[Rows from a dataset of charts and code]
* BEGIN *

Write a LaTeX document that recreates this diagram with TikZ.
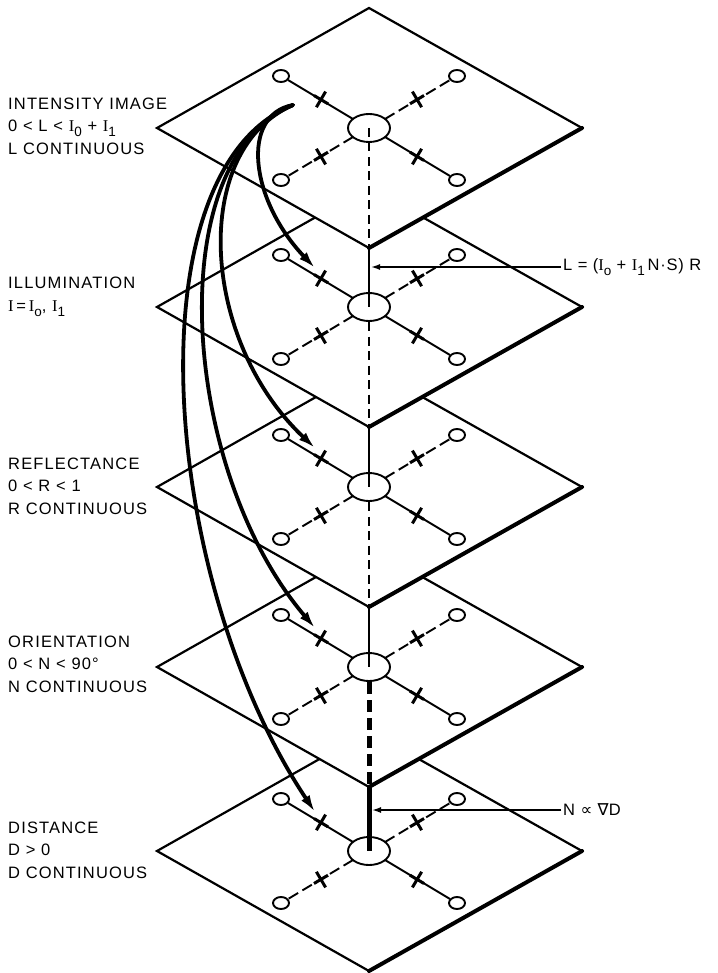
\documentclass[tikz,border=0pt]{standalone}
\usepackage{fontspec}
\setmainfont{Liberation Sans}
\newfontfamily\serifI{Liberation Serif}
\newfontfamily\symbfont{DejaVu Sans}
\usetikzlibrary{arrows.meta,calc}

\newcommand{\bI}{{\serifI I}}
\newcommand{\lowsub}[1]{\raisebox{-5pt}{\fontsize{13.5}{13.5}\selectfont #1}}

\begin{document}
\begin{tikzpicture}[x=1pt,y=-1pt,
  plane/.style={fill=white,draw,line width=2.2pt,line join=miter},
  rim/.style={line width=4pt,line cap=round},
  spoke/.style={line width=1.9pt},
  dspoke/.style={line width=1.9pt,dash pattern=on 11pt off 5pt},
  tick/.style={line width=3pt},
  axis/.style={line width=2.1pt},
  daxis/.style={line width=2.1pt,dash pattern=on 9pt off 5.5pt},
  flow/.style={line width=3.8pt,line cap=round,-{Latex[length=17pt,width=10pt]}},
  note/.style={line width=1.5pt,-{Latex[length=9pt,width=6pt]}},
  lbl/.style={anchor=west,align=left,inner sep=0pt,
    font=\fontsize{16.5}{22.6}\selectfont\addfontfeature{LetterSpace=7}},
  eq/.style={anchor=west,inner sep=2pt,
    font=\fontsize{16.5}{22.6}\selectfont\addfontfeature{LetterSpace=5}}]

  \fill[white] (0,0) rectangle (717,973);

  % the five planes, from the bottom one up
  \foreach \i/\cy in {5/851,4/667,3/487,2/307,1/128}{
    \coordinate (c\i) at (369,\cy);
    \coordinate (e\i) at (369,\cy+15);
    \coordinate (t\i) at (369,\cy-120);
    \coordinate (r\i) at (582,\cy);
    \coordinate (b\i) at (369,\cy+120);
    \coordinate (l\i) at (157,\cy);
    \draw[plane] (t\i) -- (r\i) -- (b\i) -- (l\i) -- cycle;
    \draw[rim] (r\i) -- (b\i);
    \draw[spoke] (c\i) ellipse [x radius=21pt,y radius=14pt];
    \foreach \sx/\sy/\st in {-1/-1/spoke,1/-1/dspoke,-1/1/dspoke,1/1/spoke}{
      \draw[\st] ($(c\i)+(16*\sx,9*\sy)$) -- ($(c\i)+(81*\sx,48*\sy)$);
      \draw[spoke] ($(c\i)+(88*\sx,52*\sy)$) ellipse [x radius=8pt,y radius=6pt];
      \draw[tick] ($(c\i)+(48*\sx+4.6*\sy,28.6*\sy-7.8*\sx)$) -- ($(c\i)+(48*\sx-4.6*\sy,28.6*\sy+7.8*\sx)$);
      \draw[tick] ($(c\i)+(41*\sx,24.2*\sy)$) -- ($(c\i)+(55*\sx,32.5*\sy)$);
    }
    \coordinate (in\i) at (315,\cy-39);
  }

  % line through the centres
  \draw[daxis] (c1) -- (b1);
  \draw[axis] (b1) -- (c2);
  \draw[daxis] (e2) -- (b2);
  \draw[axis] (b2) -- (c3);
  \draw[daxis] (e3) -- (b3);
  \draw[axis] (b3) -- (c4);
  \draw[daxis,line width=5pt,dash pattern=on 12pt off 6pt] (e4) -- (b4);
  \draw[axis,line width=5pt] (b4) -- (c5);

  % labels
  \node[lbl] (lab1) at (8,126) {INTENSITY IMAGE\\0 < L < \bI\lowsub{0} + \bI\lowsub{1}\\L CONTINUOUS};
  \node[lbl] (lab2) at (8,297) {ILLUMINATION\\\bI\,=\,\bI\lowsub{o}, \bI\lowsub{1}};
  \node[lbl] (lab3) at (8,486) {REFLECTANCE\\0 < R < 1\\R CONTINUOUS};
  \node[lbl] (lab4) at (8,664) {ORIENTATION\\0 < N < 90°\\N CONTINUOUS};
  \node[lbl] (lab5) at (8,850) {DISTANCE\\D > 0\\D CONTINUOUS};

  % arrows from the image plane
  \coordinate (src) at (293,105);
  \draw[flow] (src) .. controls (240,115) and (250,200) .. (in2);
  \draw[flow] (src) .. controls (190,150) and (200,340) .. (in3);
  \draw[flow] (src) .. controls (160,160) and (180,470) .. (in4);
  \draw[flow] (src) .. controls (130,170) and (160,580) .. (in5);

  % relations
  \node[eq] (eqL) at (561,267) {L = (\bI\lowsub{o} + \bI\lowsub{1}\,N·S) R};
  \coordinate (ax2) at (371,267);
  \draw[note] (eqL) -- (ax2);
  \node[eq] (eqN) at (561,810) {N {\symbfont ∝} {\symbfont ∇}D};
  \coordinate (ax5) at (372,810);
  \draw[note] (eqN) -- (ax5);
\end{tikzpicture}
\end{document}
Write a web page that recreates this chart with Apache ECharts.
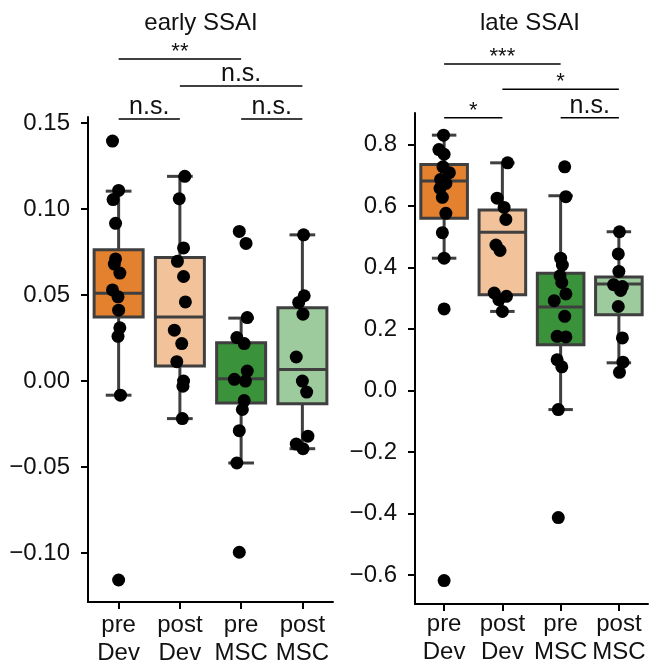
<!DOCTYPE html>
<html>
<head>
<meta charset="utf-8">
<script src="https://cdn.jsdelivr.net/npm/echarts@6/dist/echarts.min.js"></script>
<style>
  html, body { margin: 0; padding: 0; background: #fff; }
  #main { width: 651px; height: 666px; }
</style>
</head>
<body>
<div id="main"></div>
<script>
// groups on the x axis
var categories = ['pre\nDev', 'post\nDev', 'pre\nMSC', 'post\nMSC'];
var panelTitles = ['early SSAI', 'late SSAI'];

// tick labels
var earlyTicks = [-0.10, -0.05, 0.00, 0.05, 0.10, 0.15];
var lateTicks = [-0.6, -0.4, -0.2, 0.0, 0.2, 0.4, 0.6, 0.8];

// box stats: [lower whisker, q1, median, q3, upper whisker]
var earlyBoxes = [
  [-0.0082, 0.0373, 0.0511, 0.0764, 0.1104],
  [-0.0218, 0.0087, 0.0373, 0.0719, 0.1190],
  [-0.0476, -0.0127, 0.0013, 0.0223, 0.0366],
  [-0.0393, -0.0132, 0.0068, 0.0427, 0.0850]
];
var lateBoxes = [
  [0.430, 0.560, 0.681, 0.735, 0.830],
  [0.257, 0.311, 0.514, 0.587, 0.740],
  [-0.062, 0.149, 0.271, 0.381, 0.633],
  [0.090, 0.246, 0.346, 0.369, 0.516]
];

// single subjects, per group: values and horizontal jitter (in category units)
var earlyPreDev = [0.1395, 0.1108, 0.1055, 0.0917, 0.0710, 0.0680, 0.0628, 0.0530, 0.0490, 0.0412, 0.0310, 0.0260, -0.0082, -0.1156];
var earlyPreDevJit = [-0.10, 0.00, -0.09, -0.05, -0.05, -0.07, 0.02, -0.10, -0.01, 0.00, 0.02, -0.01, 0.03, 0.00];
var earlyPostDev = [0.1190, 0.1060, 0.0774, 0.0696, 0.0608, 0.0460, 0.0296, 0.0218, 0.0113, 0.0000, -0.0030, -0.0218];
var earlyPostDevJit = [0.08, -0.01, 0.06, -0.04, 0.06, 0.09, -0.09, 0.03, -0.05, 0.06, 0.05, 0.04];
var earlyPreMSC = [0.0870, 0.0800, 0.0369, 0.0253, 0.0218, 0.0058, 0.0010, 0.0000, -0.0113, -0.0165, -0.0288, -0.0476, -0.0995];
var earlyPreMSCJit = [-0.03, 0.08, 0.10, -0.07, 0.05, 0.10, -0.11, 0.07, 0.05, 0.02, -0.03, -0.07, -0.03];
var earlyPostMSC = [0.0850, 0.0496, 0.0457, 0.0389, 0.0140, 0.0000, -0.0064, -0.0320, -0.0366, -0.0393];
var earlyPostMSCJit = [0.02, 0.03, -0.06, 0.01, -0.10, 0.00, 0.07, 0.09, -0.10, 0.01];

var latePreDev = [0.830, 0.783, 0.768, 0.727, 0.708, 0.686, 0.673, 0.657, 0.628, 0.576, 0.513, 0.430, 0.265, -0.618];
var latePreDevJit = [-0.01, -0.09, 0.00, -0.02, 0.09, -0.06, 0.03, -0.07, -0.03, 0.03, -0.03, 0.00, 0.00, 0.00];
var latePostDev = [0.740, 0.625, 0.595, 0.556, 0.473, 0.455, 0.317, 0.306, 0.295, 0.257];
var latePostDevJit = [0.09, -0.09, 0.03, 0.06, -0.11, -0.04, -0.14, 0.07, -0.06, 0.00];
var latePreMSC = [0.727, 0.630, 0.430, 0.408, 0.373, 0.351, 0.314, 0.292, 0.241, 0.176, 0.174, 0.100, 0.077, -0.062, -0.413];
var latePreMSCJit = [0.07, 0.09, 0.00, 0.03, -0.01, 0.02, 0.09, -0.11, 0.07, -0.06, 0.09, -0.06, 0.02, -0.04, -0.04];
var latePostMSC = [0.516, 0.444, 0.387, 0.344, 0.338, 0.325, 0.273, 0.171, 0.092, 0.059];
var latePostMSCJit = [0.01, -0.01, 0.00, -0.09, 0.06, 0.03, -0.01, 0.06, 0.07, 0.01];

// significance brackets: [from group, to group, label]
var earlyBrackets = [[0, 1, 'n.s.'], [2, 3, 'n.s.'], [1, 3, 'n.s.'], [0, 2, '**']];
var lateBrackets = [[0, 1, '*'], [2, 3, 'n.s.'], [1, 3, '*'], [0, 2, '***']];

var boxColors = ['#e3812f', '#f2c39a', '#3a923a', '#9dcb9d'];
var edgeColor = '#3f3f3f';
var textColor = '#111';
var fontFamily = '"Liberation Sans", Arial, sans-serif';

function fmt(decimals) {
  return function (v) {
    return v.toFixed(decimals).replace('-', '\u2212');
  };
}

function points(values, jitter, group) {
  return values.map(function (v, i) { return [group + jitter[i], v]; });
}

function boxRows(boxes) {
  return boxes.map(function (b, i) { return [i].concat(b); });
}

function renderBox(params, api) {
  var g = api.value(0);
  var lo = api.coord([g, api.value(1)]);
  var q1 = api.coord([g, api.value(2)]);
  var med = api.coord([g, api.value(3)]);
  var q3 = api.coord([g, api.value(4)]);
  var hi = api.coord([g, api.value(5)]);
  var w = api.size([1, 0])[0];
  var half = w * 0.4;
  var cap = w * 0.21;
  var x = lo[0];
  var ls = { stroke: edgeColor, lineWidth: 3 };
  return {
    type: 'group',
    children: [
      { type: 'line', shape: { x1: x, y1: hi[1], x2: x, y2: lo[1] }, style: ls },
      { type: 'line', shape: { x1: x - cap, y1: hi[1], x2: x + cap, y2: hi[1] }, style: ls },
      { type: 'line', shape: { x1: x - cap, y1: lo[1], x2: x + cap, y2: lo[1] }, style: ls },
      { type: 'rect', shape: { x: x - half, y: q3[1], width: half * 2, height: q1[1] - q3[1] },
        style: { fill: boxColors[params.dataIndex], stroke: edgeColor, lineWidth: 3 } },
      { type: 'line', shape: { x1: x - half, y1: med[1], x2: x + half, y2: med[1] }, style: ls }
    ]
  };
}

function bracketRenderer(brackets, offsets) {
  return function (params, api) {
    var b = brackets[params.dataIndex];
    var y = params.coordSys.y + offsets[params.dataIndex];
    var x1 = api.coord([b[0], 0])[0];
    var x2 = api.coord([b[1], 0])[0];
    var stars = b[2].charAt(0) === '*';
    return {
      type: 'group',
      children: [
        { type: 'line', shape: { x1: x1, y1: y, x2: x2, y2: y }, style: { stroke: '#000', lineWidth: 1.5 } },
        { type: 'text', x: (x1 + x2) / 2, y: y + (stars ? 4 : 1),
          style: { text: b[2], fill: textColor, font: (stars ? '22px ' : '25px ') + fontFamily,
            textAlign: 'center', textVerticalAlign: 'bottom' } }
      ]
    };
  };
}

function xAxisFor(gridIndex, margin) {
  return {
    type: 'value', gridIndex: gridIndex, min: -0.5, max: 3.5,
    axisLine: { onZero: false, lineStyle: { color: '#000', width: 2 } },
    axisTick: { customValues: [0, 1, 2, 3], length: 7, lineStyle: { color: '#000', width: 2 } },
    axisLabel: {
      customValues: [0, 1, 2, 3], margin: margin, color: textColor, fontSize: 24, lineHeight: 28,
      fontFamily: fontFamily,
      formatter: function (v) { return categories[Math.round(v)]; }
    },
    splitLine: { show: false }
  };
}

function yAxisFor(gridIndex, min, max, ticks, decimals) {
  return {
    type: 'value', gridIndex: gridIndex, min: min, max: max,
    axisLine: { show: true, onZero: false, lineStyle: { color: '#000', width: 2 } },
    axisTick: { show: true, customValues: ticks, length: 7, lineStyle: { color: '#000', width: 2 } },
    axisLabel: { customValues: ticks, margin: 18, color: textColor, fontSize: 24, fontFamily: fontFamily, formatter: fmt(decimals) },
    splitLine: { show: false }
  };
}

function scatter(axisIndex, data) {
  return {
    type: 'scatter', xAxisIndex: axisIndex, yAxisIndex: axisIndex, data: data,
    symbolSize: 13, itemStyle: { color: '#000', opacity: 1 }, z: 5, silent: true
  };
}

var chart = echarts.init(document.getElementById('main'));
chart.setOption({
  animation: false,
  title: [
    { text: panelTitles[0], left: 196, top: 6, textAlign: 'center',
      textStyle: { fontSize: 24, fontWeight: 'normal', color: textColor, fontFamily: fontFamily } },
    { text: panelTitles[1], left: 525, top: 6, textAlign: 'center',
      textStyle: { fontSize: 24, fontWeight: 'normal', color: textColor, fontFamily: fontFamily } }
  ],
  grid: [
    { left: 88, right: 318, top: 117, bottom: 64, outerBoundsMode: 'none' },
    { left: 415, right: 3, top: 113, bottom: 62, outerBoundsMode: 'none' }
  ],
  xAxis: [xAxisFor(0, 9), xAxisFor(1, 6)],
  yAxis: [
    yAxisFor(0, -0.1284, 0.1535, earlyTicks, 2),
    yAxisFor(1, -0.694, 0.902, lateTicks, 1)
  ],
  series: [
    { type: 'custom', xAxisIndex: 0, yAxisIndex: 0, data: boxRows(earlyBoxes), renderItem: renderBox,
      encode: { x: 0, y: [1, 2, 3, 4, 5] }, z: 2, silent: true },
    { type: 'custom', xAxisIndex: 1, yAxisIndex: 1, data: boxRows(lateBoxes), renderItem: renderBox,
      encode: { x: 0, y: [1, 2, 3, 4, 5] }, z: 2, silent: true },
    scatter(0, points(earlyPreDev, earlyPreDevJit, 0)),
    scatter(0, points(earlyPostDev, earlyPostDevJit, 1)),
    scatter(0, points(earlyPreMSC, earlyPreMSCJit, 2)),
    scatter(0, points(earlyPostMSC, earlyPostMSCJit, 3)),
    scatter(1, points(latePreDev, latePreDevJit, 0)),
    scatter(1, points(latePostDev, latePostDevJit, 1)),
    scatter(1, points(latePreMSC, latePreMSCJit, 2)),
    scatter(1, points(latePostMSC, latePostMSCJit, 3)),
    { type: 'custom', xAxisIndex: 0, yAxisIndex: 0, clip: false, silent: true,
      data: earlyBrackets.map(function (b) { return [b[0], b[1]]; }), encode: { x: [0, 1] },
      renderItem: bracketRenderer(earlyBrackets, [2, 2, -31, -58]) },
    { type: 'custom', xAxisIndex: 1, yAxisIndex: 1, clip: false, silent: true,
      data: lateBrackets.map(function (b) { return [b[0], b[1]]; }), encode: { x: [0, 1] },
      renderItem: bracketRenderer(lateBrackets, [4.7, 4.7, -23.7, -49]) }
  ]
});
</script>
</body>
</html>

* END *

▶ **TASK OBJECTIVE**: Reproduce exactly the run of lines that opens the listing and closes with the line holding "(0,0) rectangle (717,973);". Pictures are excluded.

▶ **SOLUTION TO THE PROBLEM**:
Write a LaTeX document that recreates this diagram with TikZ.
\documentclass[tikz,border=0pt]{standalone}
\usepackage{fontspec}
\setmainfont{Liberation Sans}
\newfontfamily\serifI{Liberation Serif}
\newfontfamily\symbfont{DejaVu Sans}
\usetikzlibrary{arrows.meta,calc}

\newcommand{\bI}{{\serifI I}}
\newcommand{\lowsub}[1]{\raisebox{-5pt}{\fontsize{13.5}{13.5}\selectfont #1}}

\begin{document}
\begin{tikzpicture}[x=1pt,y=-1pt,
  plane/.style={fill=white,draw,line width=2.2pt,line join=miter},
  rim/.style={line width=4pt,line cap=round},
  spoke/.style={line width=1.9pt},
  dspoke/.style={line width=1.9pt,dash pattern=on 11pt off 5pt},
  tick/.style={line width=3pt},
  axis/.style={line width=2.1pt},
  daxis/.style={line width=2.1pt,dash pattern=on 9pt off 5.5pt},
  flow/.style={line width=3.8pt,line cap=round,-{Latex[length=17pt,width=10pt]}},
  note/.style={line width=1.5pt,-{Latex[length=9pt,width=6pt]}},
  lbl/.style={anchor=west,align=left,inner sep=0pt,
    font=\fontsize{16.5}{22.6}\selectfont\addfontfeature{LetterSpace=7}},
  eq/.style={anchor=west,inner sep=2pt,
    font=\fontsize{16.5}{22.6}\selectfont\addfontfeature{LetterSpace=5}}]

  \fill[white] (0,0) rectangle (717,973);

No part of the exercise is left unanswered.